Scott,
First of all, it's nice to have you participating on the board again.
I understand what you're saying but I would say that the term has already become elastic. I don't think Carl Truemann would argue with the fact that the term meant something historically but I think he makes a good point when he says that we should pay attention to the fact that the term is often used in an equivocal fashion.

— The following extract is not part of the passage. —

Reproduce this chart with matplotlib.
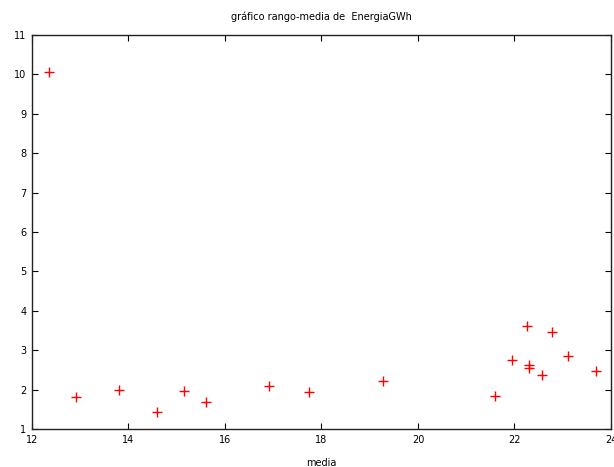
import matplotlib
matplotlib.use("Agg")
import matplotlib.pyplot as plt

media = [12.36, 12.92, 13.80, 14.60, 15.16, 15.60, 16.92, 17.74, 19.27,
         21.60, 21.94, 22.26, 22.30, 22.30, 22.58, 22.78, 23.10, 23.68]
rango = [10.07, 1.81, 1.99, 1.43, 1.96, 1.68, 2.08, 1.95, 2.21,
         1.84, 2.76, 3.61, 2.62, 2.55, 2.37, 3.45, 2.85, 2.46]

xticks = [12, 14, 16, 18, 20, 22, 24]
yticks = [1, 2, 3, 4, 5, 6, 7, 8, 9, 10, 11]

plt.rcParams['font.family'] = 'DejaVu Sans'
fig = plt.figure(figsize=(6.14, 4.67), dpi=100)
ax = fig.add_axes([0.0521, 0.0814, 0.943, 0.8436])

ax.plot(media, rango, linestyle='none', marker='+', color='red',
        markersize=6.5, markeredgewidth=1.0)

ax.set_xlim(12, 24)
ax.set_ylim(1, 11)
ax.set_xticks(xticks)
ax.set_yticks(yticks)
ax.tick_params(direction='in', top=True, right=True, length=4, width=0.8,
               labelsize=7, colors='black', pad=4)
for s in ax.spines.values():
    s.set_linewidth(1.0)
    s.set_color('#222222')

ax.set_xlabel('media', fontsize=7, labelpad=10)
ax.set_title('gráfico rango-media de  EnergiaGWh', fontsize=7, pad=11)

fig.savefig('out.png', dpi=100)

For instance, even before the term started to be more broadly applied, it was pretty common practice for Lutherans to refer to anything that isn't Lutheran and Protestant as "Reformed". Lutherans in the midwest will often just loosely apply that term even if it's someone like Joel Osteen. If we understand they mean "not Lutheran" then it helps us to realize the place they're coming from.
Thanks!
Well, the term has only become "elastic" in the last 50 years or so. Sometime in the 50s Reformed folk, in an attempt to increase market share, among evangelicals (as Reformed confessionalists were being edged out of evangelical leadership with the rise of the neo-evangelical post-old Westminster movement). At the same time Baptists began to take hold of the adjective in order to gain rhetorical credibility. It happened in a time when many Reformed folk were willing to go along with the redefinition because they were no longer invested in historic covenant theology, Reformed hermeneutics, or even the Reformed doctrine of the church. As I noted in
Recovering the Reformed Confession, this minimalist approach to being Reformed lasted well into the 1980s.

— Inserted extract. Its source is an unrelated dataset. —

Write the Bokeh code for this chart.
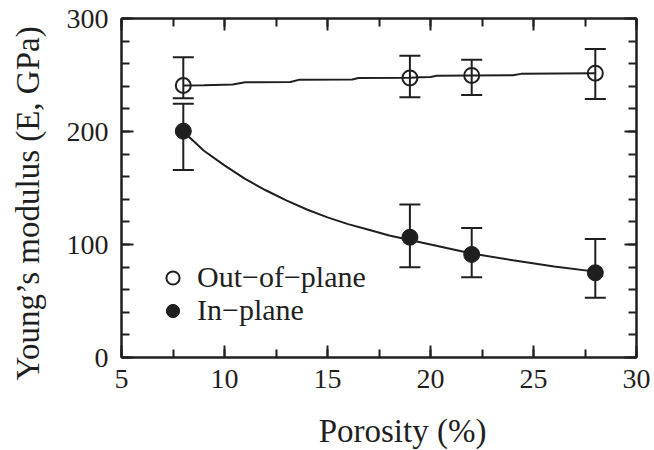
import numpy as np
from bokeh.plotting import figure
from bokeh.models import (LinearAxis, Range1d, Whisker, TeeHead, ColumnDataSource,
                          Label, Legend, LegendItem, SingleIntervalTicker,
                          CustomJSTickFormatter, Grid)
from bokeh.embed import file_html
from bokeh.resources import INLINE

# ---- data ----
porosity = [8, 19, 22, 28]

out_E = [240.7, 247.4, 249.6, 251.6]
out_upper = [265.8, 267.0, 263.4, 273.0]
out_lower = [229.5, 230.4, 232.4, 228.8]

in_E = [200.3, 106.4, 91.2, 75.0]
in_upper = [224.5, 135.4, 114.5, 104.9]
in_lower = [166.0, 79.9, 71.0, 52.8]

# fitted curves
out_fit_x = [8, 9, 10.4, 11.0, 13.2, 13.6, 16.2, 16.5, 19, 19.5, 20.0, 20.3, 22, 24.0, 24.4, 28]
out_fit_y = [240.7, 240.9, 241.5, 243.6, 243.8, 245.7, 246.0, 247.4, 247.6, 248.1, 248.3, 249.3, 249.6, 249.8, 251.0, 251.6]

in_fit_x = [8, 9, 10, 11, 12, 13, 14, 15, 16, 17, 18, 19, 20, 22, 24, 26, 28]
in_fit_y = [200, 183, 170, 158, 148, 139, 131, 124, 118, 113, 108, 104, 100, 92, 86, 80.5, 76]

x_label = "Porosity (%)"
y_label = "Young’s modulus (E, GPa)"
legend_labels = ["Out−of−plane", "In−plane"]

INK = "#1f1f1f"
FONT = "Liberation Serif"

p = figure(width=654, height=450, output_backend="svg", toolbar_location=None,
           x_range=Range1d(5, 30), y_range=Range1d(0, 300),
           x_axis_location=None, y_axis_location=None,
           min_border_left=121, min_border_right=18, min_border_top=18,
           min_border_bottom=93)
p.outline_line_color = None
p.background_fill_color = "white"
p.border_fill_color = "white"
for r in list(p.center):
    if isinstance(r, Grid):
        r.visible = False


def make_axis(ticker, labels):
    ax = LinearAxis(ticker=ticker)
    ax.axis_line_width = 2.5
    ax.axis_line_color = INK
    ax.major_tick_in = 12
    ax.major_tick_out = 0
    ax.minor_tick_in = 8
    ax.minor_tick_out = 0
    ax.major_tick_line_width = 2
    ax.minor_tick_line_width = 2
    ax.major_tick_line_color = INK
    ax.minor_tick_line_color = INK
    ax.major_label_text_font = FONT
    ax.major_label_text_color = INK
    if labels:
        ax.major_label_text_font_size = "28px"
    else:
        ax.formatter = CustomJSTickFormatter(code="return ''")
        ax.major_label_text_font_size = "1px"
        ax.major_label_standoff = 0
    return ax


xt = lambda: SingleIntervalTicker(interval=5, num_minor_ticks=2)
yt = lambda: SingleIntervalTicker(interval=100, num_minor_ticks=5)

bx = make_axis(xt(), True)
bx.major_label_standoff = 12
p.add_layout(bx, "below")
ly = make_axis(yt(), True)
ly.major_label_standoff = 13
p.add_layout(ly, "left")
p.add_layout(make_axis(xt(), False), "above")
p.add_layout(make_axis(yt(), False), "right")

# fitted curves
p.line(out_fit_x, out_fit_y, line_color=INK, line_width=2)
p.line(in_fit_x, in_fit_y, line_color=INK, line_width=2)

# error bars
for up, lo in ((out_upper, out_lower), (in_upper, in_lower)):
    src = ColumnDataSource(dict(x=porosity, upper=up, lower=lo))
    w = Whisker(source=src, base="x", upper="upper", lower="lower",
                line_color=INK, line_width=2,
                upper_head=TeeHead(size=21, line_color=INK, line_width=2),
                lower_head=TeeHead(size=21, line_color=INK, line_width=2))
    p.add_layout(w)

r_open = p.scatter(porosity, out_E, marker="circle", size=15,
                   fill_color="white", fill_alpha=0.0, line_color=INK, line_width=2)
r_fill = p.scatter(porosity, in_E, marker="circle", size=16,
                   fill_color=INK, line_color=INK, line_width=1)

# one legend per entry so each row sits where the reference has it
for lab, rend, loc in ((legend_labels[0], r_open, (35, 63)),
                       (legend_labels[1], r_fill, (35, 30))):
    lg = Legend(items=[LegendItem(label=lab, renderers=[rend])],
                location=loc, padding=0, margin=0, spacing=0,
                glyph_width=33, glyph_height=33, label_standoff=8,
                label_text_font=FONT, label_text_font_size="30px",
                label_text_color=INK, border_line_color=None,
                background_fill_alpha=0)
    p.add_layout(lg)

# axis titles as labels in the side panels (not clipped to the frame)
p.add_layout(Label(x=281, y=-4, x_units="screen", y_units="screen", text=x_label,
                   text_align="center", text_baseline="middle", text_font=FONT,
                   text_font_size="33px", text_color=INK), "below")
p.add_layout(Label(x=0, y=-23, x_units="screen", y_units="screen", text=y_label,
                   angle=np.pi / 2, text_align="left", text_baseline="middle",
                   text_font=FONT, text_font_size="33px", text_color=INK), "left")

open("out.html", "w").write(file_html(p, INLINE))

Now, however, we can see that was a mistake. I hope we're not saying that because a word, which has ecclesiastical, confessional sanction has been more or less appropriated by a large number of people who don't actually believe what the word properly denotes, that we must acquiesce to the redefinition.
This approach to words and signs makes no sense to me.

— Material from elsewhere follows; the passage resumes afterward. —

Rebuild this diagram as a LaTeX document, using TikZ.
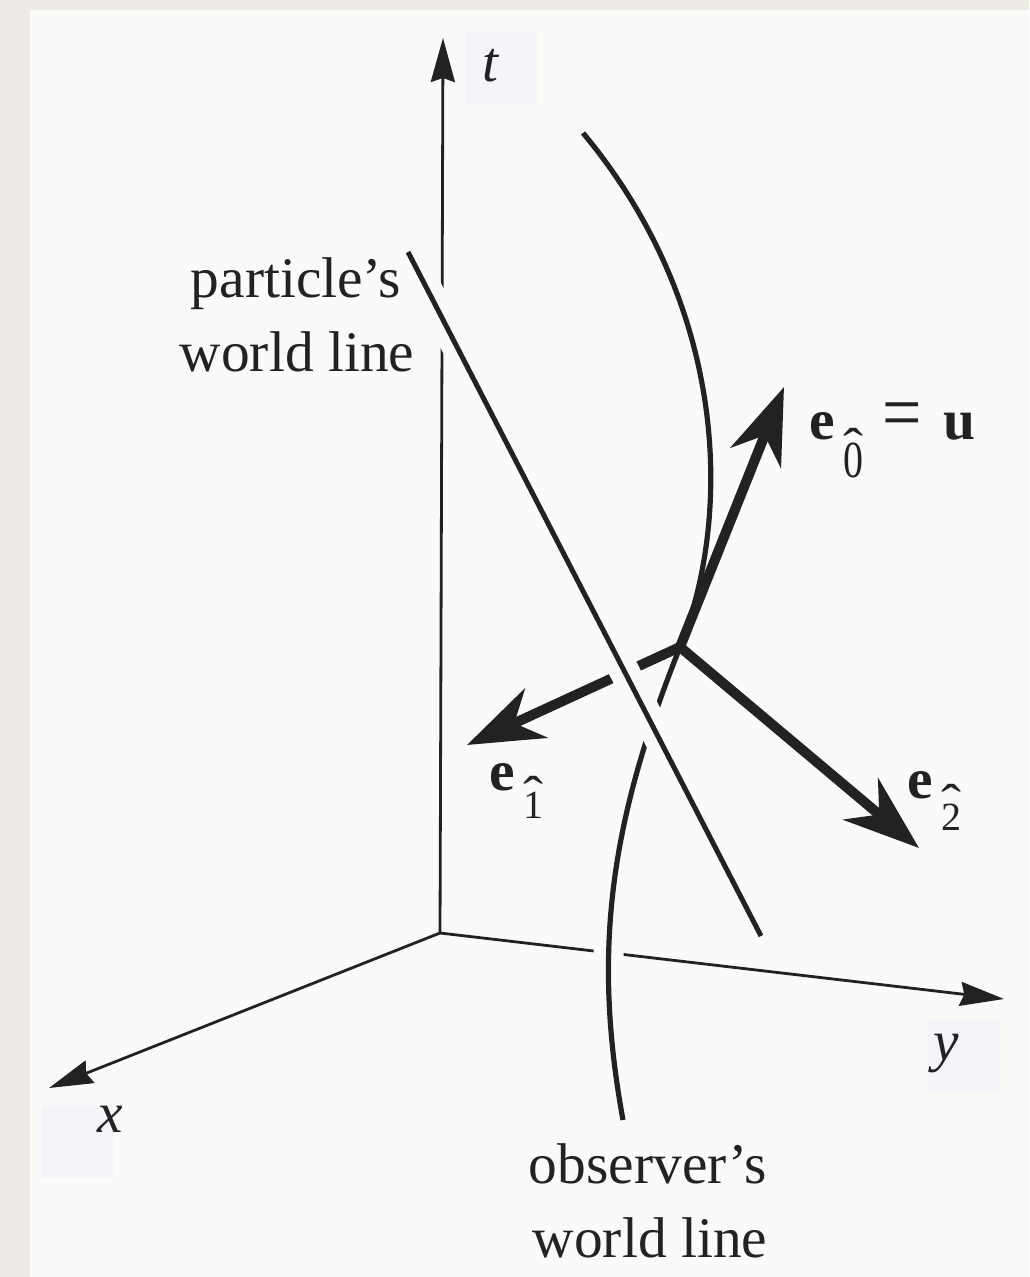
\documentclass[tikz,border=0pt]{standalone}
\usepackage{graphicx}
\usepackage{fontspec}
\setmainfont{Liberation Serif}
\usetikzlibrary{arrows.meta}
\definecolor{outerbg}{HTML}{EEEBE6}
\definecolor{innerbg}{HTML}{FAFAF8}
\definecolor{labbox}{HTML}{F3F5F8}
\definecolor{ink}{HTML}{222222}
% digit with a hat above it: #1 = extra raise of the hat, #2 = digit
\newcommand\hatdig[2]{{\fontsize{20}{20}\selectfont\rlap{\raisebox{#1}{\scalebox{1.5}[1.3]{\char"02C6}}}#2}}
% bold e with hatted subscript: #1 = lowering, #2 = hat raise, #3 = digit
\newcommand\evecsub[3]{\textbf{e}\kern4.5pt\raisebox{#1}{\hatdig{#2}{#3}}}
\begin{document}
\begin{tikzpicture}[x=0.5pt,y=-0.5pt,
  axisline/.style={draw=ink, line width=1.4pt, -{Stealth[length=22pt,width=12pt,inset=2pt]}},
  worldline/.style={draw=ink, line width=2.5pt},
  halo/.style={draw=innerbg, line width=15pt},
  vect/.style={draw=ink, line width=5pt, -{Stealth[length=38pt,width=27pt,inset=12pt]}},
  lab/.style={inner sep=0pt, text=ink, font=\fontsize{28.7}{34}\selectfont},
  labbg/.style={fill=labbox, draw=none}]
\useasboundingbox (0,0) rectangle (1029,1277);
\fill[outerbg] (0,0) rectangle (1029,1277);
\fill[innerbg] (30,10) rectangle (1029,1277);
% faint label boxes
\fill[labbg] (465,32) rectangle (537,104);
\fill[labbg] (928,1020) rectangle (1000,1093);
\fill[labbg] (41,1105) rectangle (113,1178);
% coordinates
\coordinate (O) at (440,933);
\coordinate (T) at (443,38);
\coordinate (X) at (49,1088);
\coordinate (Y) at (1004,999);
\coordinate (ev) at (680,647);
\coordinate (e0tip) at (784,387);
\coordinate (e1tip) at (467,745);
\coordinate (e2tip) at (919,848);
\coordinate (pA) at (408,252);
\coordinate (pB) at (761,936);
\coordinate (oA) at (583,133);
\coordinate (oB) at (623,1120);
% axes
\draw[axisline] (O) -- (T);
\draw[axisline] (O) -- (X);
\draw[axisline] (O) -- (Y);
% observer's world line
\def\obspath{(oA) .. controls (724,302) and (735,508) .. (ev) .. controls (613.4,814.4) and (590.6,943.6) .. (oB)}
\draw[halo] \obspath;
\draw[worldline, line width=2.6pt] \obspath;
% frame vectors
\draw[vect] (ev) -- (e0tip);
\draw[vect] (ev) -- (e2tip);
\draw[vect] (ev) -- (e1tip);
% particle's world line
\draw[halo] (pA) -- (pB);
\draw[worldline] (pA) -- (pB);
% labels
\node[lab, anchor=base] (tlab) at (491,82) {\textit{t}};
\node[lab, anchor=base] (xlab) at (110,1132) {\textit{x}};
\node[lab, anchor=base] (ylab) at (946,1060) {\textit{y}};
\node[lab, anchor=base] (plab1) at (296,298) {particle’s};
\node[lab, anchor=base] (plab2) at (297,372) {world line};
\node[lab, anchor=base] (olab1) at (648,1183) {observer’s};
\node[lab, anchor=base] (olab2) at (650,1257) {world line};
\node[lab, anchor=base west] (e0lab) at (809,440) {\evecsub{-19pt}{6.7pt}{\scalebox{1}[1.3]{0}}\kern9.5pt\scalebox{1.22}[1.4]{=}\kern10.5pt\textbf{u}};
\node[lab, anchor=base west] (e1lab) at (489,790) {\evecsub{-14pt}{3pt}{1}};
\node[lab, anchor=base west] (e2lab) at (907,798) {\evecsub{-16pt}{5pt}{2}};
\end{tikzpicture}
\end{document}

I understand that the meaning of words changes. I'm writing on this topic right now. The usage of the word "nice" has changed remarkably. Indeed, it's bewildering how it has changed over centuries but we have a lot more at stake in "Reformed" than we do in "nice."
I'm well aware of the Lutheran abuse of the adjective Reformed. I did an essay on that a couple of years ago for Brill and I show how ridiculous it is. They were being intentionally abusive and political--The LCMS had to carve out rhetorical distance between their doctrine of predestination and Calvin's and that of the Reformed, so they abused the adjective. That doesn't make it proper and it doesn't mean that we should accept it.
In the same way I don't think we should sit still and let the YRR folk redefine our hermeneutic, our covenant theology, and our doctrines of church and sacrament out of Reformed or else we'll need a new adjective altogether and then it's an endless regression. Where does it stop? I understand that if a Roman soldier demands your cloak... but why are ostensible brothers treating us thus?